Robinson, 7 ottobre 2018
Intervista a Murakami Haruki: «Sarà la vostra Alice»
Nel suo ultimo romanzo L’assassinio del Commendatore il narratore è ossessionato dal ricordo della sorella morta. Perché quel lutto lo ha segnato così profondamente?
«Esistono almeno tre tipi di ferite emotive: alcune si rimarginano subito, altre impiegano molto tempo a guarire del tutto, altre ancora restano fino alla morte. Credo che uno dei principali compiti della narrativa sia esplorare il più possibile in profondità e in dettaglio le ferite permanenti. Perché sono quelle le cicatrici che, nel bene e nel male, determinano e improntano la vita degli individui. E le storie, quelle veramente valide, riescono a individuare la ferita, a definirne i margini (spesso il diretto interessato non sa neppure che la ferita esista) e agiscono per sanarla».

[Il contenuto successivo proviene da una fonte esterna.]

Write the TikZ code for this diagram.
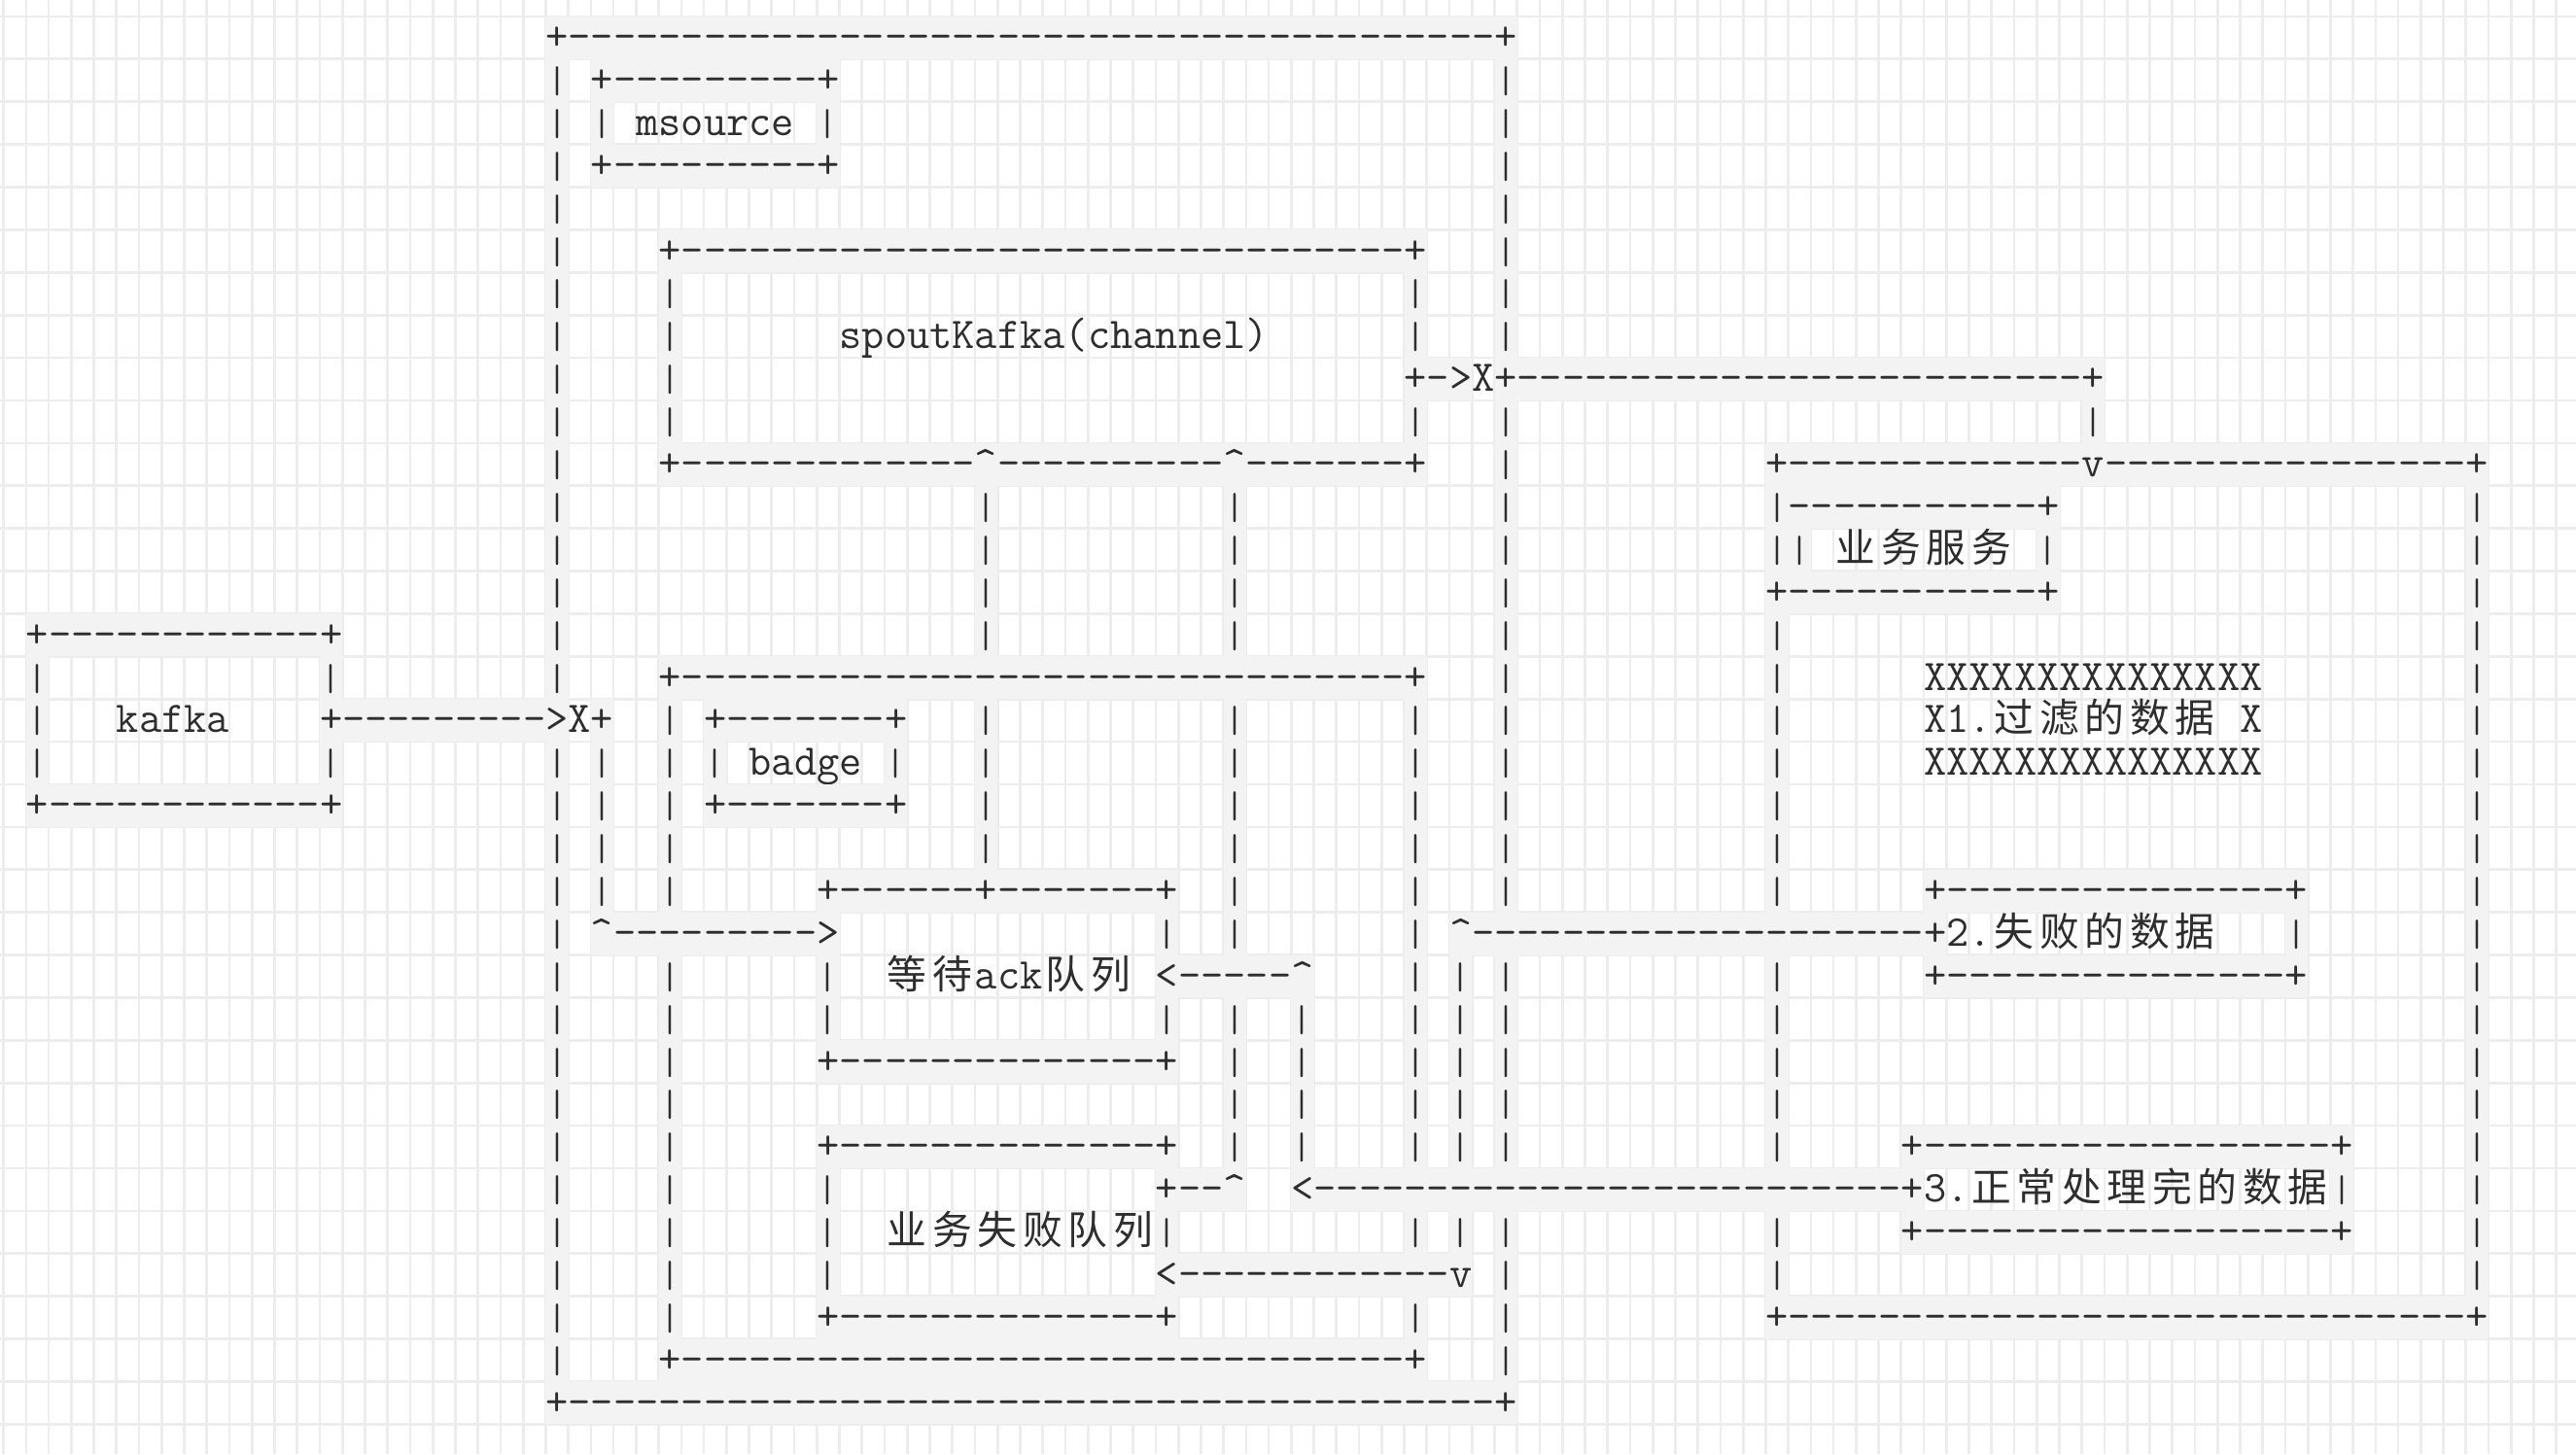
\documentclass[tikz,border=0pt]{standalone}
\usepackage{fontspec}
\newfontfamily\zhfont{Noto Sans CJK SC}

\definecolor{ink}{HTML}{2E2E2E}
\definecolor{shade}{HTML}{F3F3F3}
\definecolor{gridc}{HTML}{EDEDED}

\newlength\colw
\newlength\rowh
\newcommand\artfont{\ttfamily\fontsize{13.28pt}{13.28pt}\selectfont}
\AtBeginDocument{\settowidth\colw{\artfont M}\setlength\rowh{1.8886\colw}}

% one dash per box, so no -- ligature
\newcommand\dashrun[1]{\foreach \i in {1,...,#1}{\hbox{-}}}
\newcommand\caret{\textasciicircum}
% a shorter bar, so rows keep a gap
\newcommand\pipe{\makebox[\colw]{\fontsize{11.4pt}{11.4pt}\selectfont|}}
% wide chars take two columns
\newcommand\zh[1]{\zhloop#1\relax}
\def\zhloop#1{\ifx\relax#1\else\makebox[2\colw]{\zhfont\fontsize{12pt}{12pt}\selectfont#1}\expandafter\zhloop\fi}
\newcommand\vbars[2]{\foreach \r in {#2} \node[art] (bar-#1-\r) at (#1-0.5,\r) {\pipe};}

\begin{document}
\begin{tikzpicture}[x=\colw,y=-\rowh,
    art/.style={anchor=west,inner sep=0pt,outer sep=0pt,fill=shade,text=ink,
                font=\artfont,text height=0.79\rowh,text depth=0.21\rowh},
    txt/.style={art,fill=none}]

  \fill[white] (-1.657,-0.886) rectangle (112.37,33.20);
  \useasboundingbox (-1.657,-0.886) rectangle (112.37,33.20);
  \foreach \c in {-1.5,...,112.5} \draw[gridc,line width=0.8pt] (\c,-0.886) -- (\c,33.20);
  \foreach \r in {-0.5,...,32.5} \draw[gridc,line width=0.8pt] (-1.657,\r) -- (112.37,\r);

  % outer frame
  \node[art] (outer-top) at (22.5,0) {+\dashrun{41}+};
  \node[art] (outer-bot) at (22.5,32) {+\dashrun{41}+};
  \vbars{23}{1,...,15}
  \vbars{23}{17,...,31}
  \vbars{65}{1,...,7}
  \vbars{65}{9,...,20}
  \vbars{65}{22,...,26}
  \vbars{65}{28,...,31}

  % msource
  \node[art] (ms-top) at (24.5,1) {+\dashrun{9}+};
  \node[txt] (msource) at (26.5,2) {msource};
  \node[art] (ms-bot) at (24.5,3) {+\dashrun{9}+};
  \vbars{25}{2,17,18,19,20}
  \vbars{35}{2,22,23,27,28,29}

  % spoutKafka
  \node[art] (sp-top) at (27.5,5) {+\dashrun{32}+};
  \node[txt] (spout) at (35.5,7) {spoutKafka(channel)};
  \node[art] (sp-out) at (60.5,8) {+\dashrun{1}>};
  \node[txt] (x-out) at (63.5,8) {X};
  \node[art] (to-svc) at (64.5,8) {+\dashrun{25}+};
  \node[art] (sp-bot) at (27.5,10) {+\dashrun{13}\caret\dashrun{10}\caret\dashrun{7}+};
  \vbars{28}{6,...,9}
  \vbars{61}{6,7,9}
  \vbars{91}{9}

  % kafka
  \node[art] (kf-top) at (-0.5,14) {+\dashrun{12}+};
  \node[txt] (kafka) at (3.5,16) {kafka};
  \node[art] (kf-bot) at (-0.5,18) {+\dashrun{12}+};
  \node[art] (kf-out) at (12.5,16) {+\dashrun{9}>};
  \node[txt] (x-in) at (23.5,16) {X};
  \node[art] (x-in-r) at (24.5,16) {+};
  \vbars{0}{15,16,17}
  \vbars{13}{15,17}

  % inner box with badge
  \node[art] (in-top) at (27.5,15) {+\dashrun{32}+};
  \node[art] (in-bot) at (27.5,31) {+\dashrun{32}+};
  \node[art] (bd-top) at (29.5,16) {+\dashrun{7}+};
  \node[txt] (badge) at (31.5,17) {badge};
  \node[art] (bd-bot) at (29.5,18) {+\dashrun{7}+};
  \vbars{30}{17}
  \vbars{38}{17}
  \vbars{28}{16,...,20}
  \vbars{28}{22,...,30}
  \vbars{42}{11,...,14}
  \vbars{42}{16,...,19}
  \vbars{53}{11,...,14}
  \vbars{53}{16,...,21}
  \vbars{53}{23,...,26}
  \vbars{61}{16,...,26}
  \vbars{61}{28,30}

  % queues
  \node[art] (ack-top) at (34.5,20) {+\dashrun{6}+\dashrun{7}+};
  \node[art] (to-ack) at (24.5,21) {\caret\dashrun{9}>};
  \node[txt] (ack) at (37.5,22) {\zh{等待}ack\zh{队列}};
  \node[art] (ack-in) at (49.5,22) {<\dashrun{5}\caret};
  \node[art] (ack-bot) at (34.5,24) {+\dashrun{14}+};
  \node[art] (fq-top) at (34.5,26) {+\dashrun{14}+};
  \node[art] (fq-out) at (49.5,27) {+\dashrun{2}\caret};
  \node[txt] (fq) at (37.5,28) {\zh{业务失败队列}};
  \node[art] (fq-in) at (49.5,29) {<\dashrun{12}v};
  \node[art] (fq-bot) at (34.5,30) {+\dashrun{14}+};
  \vbars{50}{21,23,28}
  \vbars{56}{23,...,26}
  \vbars{63}{22,...,26}
  \vbars{63}{28}

  % business service
  \node[art] (svc-top) at (76.5,10) {+\dashrun{13}v\dashrun{16}+};
  \node[art] (svc-bot) at (76.5,30) {+\dashrun{30}+};
  \node[art] (ss-top) at (76.5,11) {\pipe\dashrun{11}+};
  \node[txt] (svc) at (79.5,12) {\zh{业务服务}};
  \node[art] (ss-bot) at (76.5,13) {+\dashrun{11}+};
  \vbars{77}{12}
  \vbars{78}{12}
  \vbars{89}{12}
  \vbars{77}{14,...,20}
  \vbars{77}{22,...,26}
  \vbars{77}{28,29}
  \vbars{108}{11,...,29}

  \node[txt] (xx-top) at (83.5,15) {XXXXXXXXXXXXXXX};
  \node[txt] (filt-a) at (83.5,16) {X1.};
  \node[txt] (filt) at (86.5,16) {\zh{过滤的数据}};
  \node[txt] (filt-b) at (97.5,16) {X};
  \node[txt] (xx-bot) at (83.5,17) {XXXXXXXXXXXXXXX};

  \node[art] (f2-top) at (83.5,20) {+\dashrun{15}+};
  \node[art] (from-f2) at (62.5,21) {\caret\dashrun{20}+};
  \node[txt] (f2-no) at (84.5,21) {2.};
  \node[txt] (failed) at (86.5,21) {\zh{失败的数据}};
  \node[art] (f2-bot) at (83.5,22) {+\dashrun{15}+};
  \vbars{100}{21}

  \node[art] (f3-top) at (82.5,26) {+\dashrun{18}+};
  \node[art] (from-f3) at (55.5,27) {<\dashrun{26}+};
  \node[txt] (f3-no) at (83.5,27) {3.};
  \node[txt] (done) at (85.5,27) {\zh{正常处理完的数据}};
  \node[art] (f3-bot) at (82.5,28) {+\dashrun{18}+};
  \vbars{102}{27}
\end{tikzpicture}
\end{document}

Il momento più drammatico del racconto è ambientato in una grotta del vento vicino al Monte Fuji. Perché questa scelta?«Le grotte mi hanno sempre affascinato. Ne ho visitate molte durante i miei viaggi, tra cui, appunto, la grotta del vento del Monte Fuji».
Komi dice al fratello che i personaggi di Alice nel Paese delle Meraviglie esistono realmente. Nel racconto — e in tutto il romanzo — realtà e irrealtà non sono nettamente definite, sfumano e si sovrappongono, come avviene in molte altre sue opere. Perché nella sua produzione ricorre sempre questo tema?
«Me lo chiedo anch’io. Quando scrivo romanzi il reale e l’irreale si mescolano spontaneamente, senza che io segua uno schema preciso. Più mi sforzo di scrivere in forma realistica, più emerge l’irreale, inevitabilmente. Per me un romanzo è come una festa aperta a tutti, da cui si può andar via quando si vuole. Credo che tragga la sua forza da questo senso di libertà».
Precipitando nella tana del coniglio — per così dire — Komi scopre un vano nascosto, perfettamente circolare. Quello spazio ha una valenza metaforica? Oppure la bambina entra davvero in un altro mondo?
«Sono fondamentalmente convinto che accanto al mondo in cui viviamo, quello che conosciamo, ne esista uno di cui siamo del tutto ignari, un mondo parallelo sconosciuto, la cui struttura e il cui senso sono inspiegabili a parole. Però esiste, e talvolta ne cogliamo una traccia, per puro caso — un barlume, come quando improvvisamente un fascio di luce illumina per un istante l’ambiente che abbiamo attorno».
Alice nel Paese delle Meraviglie continua a essere un punto di riferimento nel resto del romanzo? Anche lei, come Komi, è ossessionato da Lewis Carroll?
«Dubito che esista un bambino al mondo che non abbia subìto l’incanto di Lewis Carroll. Secondo me il suo fascino deriva dal fatto che descrive un mondo a sé, una realtà parallela che non ha bisogno di spiegazioni; i bambini possono semplicemente viverla».
Nel romanzo risuonano echi anche di altre opere, dal Don Giovanni di Mozart al Grande Gatsby di Fitzgerald, fino a Il castello di Barbablù. Scrivendo trae spesso spunto da altre opere?
«Il romanzo si ispira in origine a uno dei Racconti di pioggia e di luna di Akinari Ueda, risalenti al tardo periodo Edo, ossia la storia di una mummia che torna in vita. Per molto tempo avevo pensato di trasformare quella storia in un romanzo vero e proprio. Avevo anche coltivato l’idea di dedicare una sorta di omaggio a Il Grande Gatsby».
L’assassinio del Commendatore rompe con la sua produzione precedente o prosegue nel suo solco?
« L’assassinio del Commendatore è il primo romanzo narrato tutto in prima persona dopo tanto tempo. In effetti ho capito che mi era mancata moltissimo quella forma di scrittura. Mi è sembrato di essere tornato in un parco giochi conosciuto. Mi sono divertito moltissimo a scrivere il libro. Completarlo minuziosamente, nei minimi dettagli, è stato molto gratificante».